Take things out of your shopping bag and put them away at once, or you’ll have frozen raspberries melting on to the drawing room carpet, and liver blood permanently on your cheque book.
Despite the maxim: ‘If you can get it on tick it’s free, if you can pay by cheque it’s almost free, but if you have to pay cash, it’s bloody expensive,’ pay cash if you can. Our biggest shopping bill is always drink, because we can chalk it up at the off-licence round the corner.
Be tolerant of each other’s extravagances. Everyone lapses from time to time. One of the nicest things about my husband is that he never grumbles about my buying a new dress unless he thinks it is ugly.
TIDINESS AND UNTIDINESS
If the husband is married to a real slut, who constantly keeps the house in a mess and serves up vile food, he has every right to complain. There’s a happy medium between being a doormat and a bully. Rather than work yourself into a frenzy of resentment, first try to tease your wife out of her sloppiness, and if that doesn’t work, risk a scene by telling her it just isn’t good enough.
A firm hand
Women on the whole quite like a firm hand, and one of the saddest things a wife ever said to me was: ‘It was only on the day he left me that he told me for the first time that I was a lousy cook, I turned the place into a pigsty, I never ironed his shirts, and left mustard under the plates.’

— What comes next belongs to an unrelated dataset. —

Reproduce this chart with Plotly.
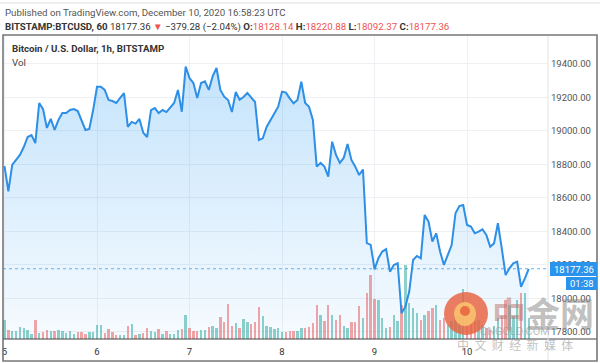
import plotly.graph_objects as go
import pandas as pd

# ---------------- data ----------------
start_time = "2020-12-05 00:00"
close = [
    18790, 18640, 18797, 18827, 18857, 18904, 18964, 18976, 18928, 19167,
    19130, 19018, 19072, 19006, 19066, 19107, 19107, 19125, 19131, 19119,
    19066, 19006, 19012, 19125, 19264, 19264, 19245, 19185, 19179, 19167,
    19197, 19226, 19024, 19054, 19044, 19072, 18990, 18964, 19125, 19137,
    19107, 19125, 19113, 19137, 19167, 19245, 19115, 19384, 19316, 19286,
    19197, 19286, 19296, 19245, 19326, 19376, 19245, 19205, 19185, 19113,
    19233, 19187, 19203, 19227, 19203, 19173, 18946, 18956, 19024, 19064,
    19105, 19145, 19235, 19229, 19195, 19165, 19185, 19294, 19167, 19145,
    19066, 18787, 18809, 18787, 18727, 18936, 18857, 18809, 18839, 18922,
    18827, 18787, 18737, 18770, 18330, 18320, 18174, 18240, 18280, 18294,
    18160, 18200, 18210, 17912, 17951, 18041, 18230, 18254, 18240, 18499,
    18459, 18340, 18389, 18280, 18200, 18260, 18319, 18509, 18552, 18558,
    18439, 18429, 18389, 18399, 18413, 18379, 18309, 18329, 18449, 18300,
    18140, 18180, 18210, 18220, 18070, 18120, 18177.36,
]
volume = [
    187, 87, 83, 83, 117, 110, 87, 53, 193, 60,
    67, 87, 77, 77, 93, 77, 60, 83, 53, 73,
    67, 47, 70, 70, 143, 143, 60, 100, 67, 43,
    37, 43, 127, 153, 43, 47, 60, 110, 83, 67,
    100, 53, 77, 47, 47, 93, 100, 243, 110, 83,
    83, 87, 93, 120, 127, 110, 220, 167, 353, 133,
    160, 110, 200, 167, 153, 167, 320, 227, 133, 120,
    100, 110, 70, 70, 77, 83, 77,
    110, 110, 120, 160, 343, 243, 183, 343, 243, 193,
    243, 133, 110, 167, 167, 327, 210, 460, 643, 400,
    393, 210, 110, 120, 243, 177, 343, 743, 360, 310,
    260, 193, 243, 277, 310, 343, 193, 210, 143, 177,
    227, 227, 500, 210, 160, 177, 193, 143, 110, 93,
    127, 210, 227, 393, 343, 227, 393, 460, 460, 210,
]
day_ticks = ["2020-12-05", "2020-12-06", "2020-12-07", "2020-12-08", "2020-12-09", "2020-12-10"]
day_labels = ["5", "6", "7", "8", "9", "10"]
price_ticks = [17800, 18000, 18200, 18400, 18600, 18800, 19000, 19200, 19400]

symbol = "BITSTAMP:BTCUSD, 60"
last_open, last_high, last_low = 18128.14, 18220.88, 18092.37
change, change_pct = -379.28, -2.04
countdown = "01:38"
published = "Published on TradingView.com, December 10, 2020 16:58:23 UTC"
chart_title = "Bitcoin / U.S. Dollar, 1h, BITSTAMP"

# ---------------- layout geometry ----------------
W, H = 600, 363
ML, MR, MT, MB = 3, 52, 35, 24
PW, PH = W - ML - MR, H - MT - MB


def px(x):
    return (x - ML) / PW


def py(y):
    return (H - MB - y) / PH


FONT = "Roboto, Liberation Sans, Arial, sans-serif"
TXT = 9.7
UP = "rgba(38,166,154,0.52)"
DOWN = "rgba(239,83,80,0.52)"
LINE = "#2d8fe6"
RED = "#ef5350"

times = pd.date_range(start_time, periods=len(close), freq="h")
vol_colors = [UP] + [UP if close[i] >= close[i - 1] else DOWN for i in range(1, len(close))]

t0 = pd.Timestamp(start_time)
x_range = [t0 - pd.Timedelta(hours=0.39), t0 + pd.Timedelta(hours=141)]
y_lo, y_hi = 17758, 19573

fig = go.Figure()
fig.add_trace(go.Bar(
    x=times, y=volume, marker=dict(color=vol_colors, line=dict(width=0)),
    width=0.62 * 3600 * 1000, yaxis="y", hoverinfo="skip", showlegend=False,
))
fig.add_trace(go.Scatter(
    x=times, y=close, mode="lines", yaxis="y2",
    line=dict(color=LINE, width=2),
    fill="tozeroy",
    fillgradient=dict(type="vertical", start=y_lo, stop=19450,
                      colorscale=[[0, "rgba(33,150,243,0.04)"], [1, "rgba(33,150,243,0.27)"]]),
    showlegend=False,
))

last = close[-1]
shapes = [
    dict(type="line", xref="paper", x0=0, x1=1, yref="y2", y0=last, y1=last,
         line=dict(color="rgba(33,150,243,0.7)", width=1, dash="dot"), layer="above"),
    dict(type="line", xref="paper", yref="paper", x0=px(0), x1=px(600), y0=py(3), y1=py(3),
         line=dict(color="#dcdcdc", width=1)),
    dict(type="line", xref="paper", yref="paper", x0=px(3), x1=px(597), y0=py(339), y1=py(339),
         line=dict(color="#444", width=1.2), layer="above"),
    dict(type="line", xref="paper", yref="paper", x0=px(548), x1=px(548), y0=py(35), y1=py(361),
         line=dict(color="#e3e3e3", width=1), layer="above"),
    dict(type="rect", xref="paper", yref="paper", x0=px(3), x1=px(597), y0=py(35), y1=py(361),
         line=dict(color="#777", width=1.6), layer="above"),
    dict(type="rect", xref="paper", yref="paper", x0=px(550), x1=px(597), y0=py(262), y1=py(276),
         fillcolor="#2a93ec", line=dict(width=0), layer="above"),
    dict(type="rect", xref="paper", yref="paper", x0=px(566), x1=px(597), y0=py(277), y1=py(290),
         fillcolor="#2a93ec", line=dict(width=0), layer="above"),
    dict(type="circle", xref="paper", yref="paper", x0=px(444), x1=px(488), y0=py(292), y1=py(335),
         fillcolor="rgba(232,98,62,0.82)", line=dict(width=0), layer="above"),
    dict(type="circle", xref="paper", yref="paper", x0=px(454), x1=px(476), y0=py(302), y1=py(326),
         fillcolor="rgba(250,196,110,0.85)", line=dict(width=0), layer="above"),
    dict(type="circle", xref="paper", yref="paper", x0=px(460), x1=px(470), y0=py(306), y1=py(316),
         fillcolor="rgba(232,98,62,0.85)", line=dict(width=0), layer="above"),
]

header2 = (
    f"<b>{symbol}</b> {last:.2f} <span style='color:{RED}'>▼</span> "
    f"{change:.2f} ({change_pct:.2f}%) ".replace("-", "−")
    + f"<b>O:</b><span style='color:{RED}'>{last_open:.2f}</span> "
    f"<b>H:</b><span style='color:{RED}'>{last_high:.2f}</span> "
    f"<b>L:</b><span style='color:{RED}'>{last_low:.2f}</span> "
    f"<b>C:</b><span style='color:{RED}'>{last:.2f}</span>"
)

ann = [
    dict(text=published, x=px(3), y=py(13), font=dict(size=TXT, color="#555")),
    dict(text=header2, x=px(3), y=py(27), font=dict(size=TXT, color="#333")),
    dict(text=f"<b>{chart_title}</b>", x=px(10), y=py(48), font=dict(size=TXT, color="#333")),
    dict(text="Vol", x=px(10), y=py(63), font=dict(size=TXT, color="#444")),
    dict(text=f"{last:.2f}", x=px(573.5), y=py(269), xanchor="center", font=dict(size=9.5, color="white")),
    dict(text=countdown, x=px(581.5), y=py(283.5), xanchor="center", font=dict(size=9.5, color="white")),
    dict(text="<b>中</b>", x=px(509), y=py(312), xanchor="center",
         font=dict(size=34, color="rgba(185,120,115,0.55)", family="Noto Sans CJK SC")),
    dict(text="<b>金网</b>", x=px(560), y=py(312), xanchor="center",
         font=dict(size=34, color="rgba(140,140,140,0.55)", family="Noto Sans CJK SC")),
    dict(text="CNGOLD.COM", x=px(515), y=py(331), xanchor="center",
         font=dict(size=11, color="rgba(150,150,150,0.6)")),
    dict(text="中  文  财  经  新  媒  体", x=px(515), y=py(345), xanchor="center",
         font=dict(size=12, color="rgba(150,150,150,0.6)", family="Noto Sans CJK SC")),
]
for a in ann:
    a.setdefault("xanchor", "left")
    a.update(xref="paper", yref="paper", yanchor="middle", showarrow=False)
    a["font"].setdefault("family", FONT)

fig.update_layout(
    width=W, height=H,
    margin=dict(l=ML, r=MR, t=MT, b=MB),
    paper_bgcolor="white", plot_bgcolor="white",
    font=dict(family=FONT, size=10, color="#333"),
    bargap=0,
    xaxis=dict(
        type="date", range=x_range, tickvals=day_ticks, ticktext=day_labels,
        showgrid=True, gridcolor="#eef0f4", gridwidth=1, zeroline=False,
        showline=False, ticks="", tickfont=dict(size=9.5, color="#333"),
        ticklabelstandoff=5,
    ),
    yaxis=dict(range=[0, 3040], visible=False, showgrid=False, fixedrange=True),
    yaxis2=dict(
        overlaying="y", side="right", range=[y_lo, y_hi], tickvals=price_ticks,
        tickformat=".2f", showgrid=True, gridcolor="#eef0f4", gridwidth=1,
        zeroline=False, showline=False, ticks="",
        tickfont=dict(size=9.5, color="#555"), ticklabelstandoff=2,
    ),
    shapes=shapes,
    annotations=ann,
)

fig.write_html("out.html", config={"displayModeBar": False},
               post_script="document.body.style.margin='0';")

Men like a place they can relax in and if the wife is the tidy one, she shouldn’t nag and fuss her husband the moment he gets home.
‘I can’t stand it any longer,’ said one newly married husband, ‘she’s taken all my books and put them in drawers like my shirts.’
‘Among some of the best marriages,’ my tame psychiatrist told me, ‘are those in which, although the husband and wife started at relatively distant poles of neatness and sloppiness, they moved towards a common middle ground, through love, understanding and willingness to understand each other’s needs.’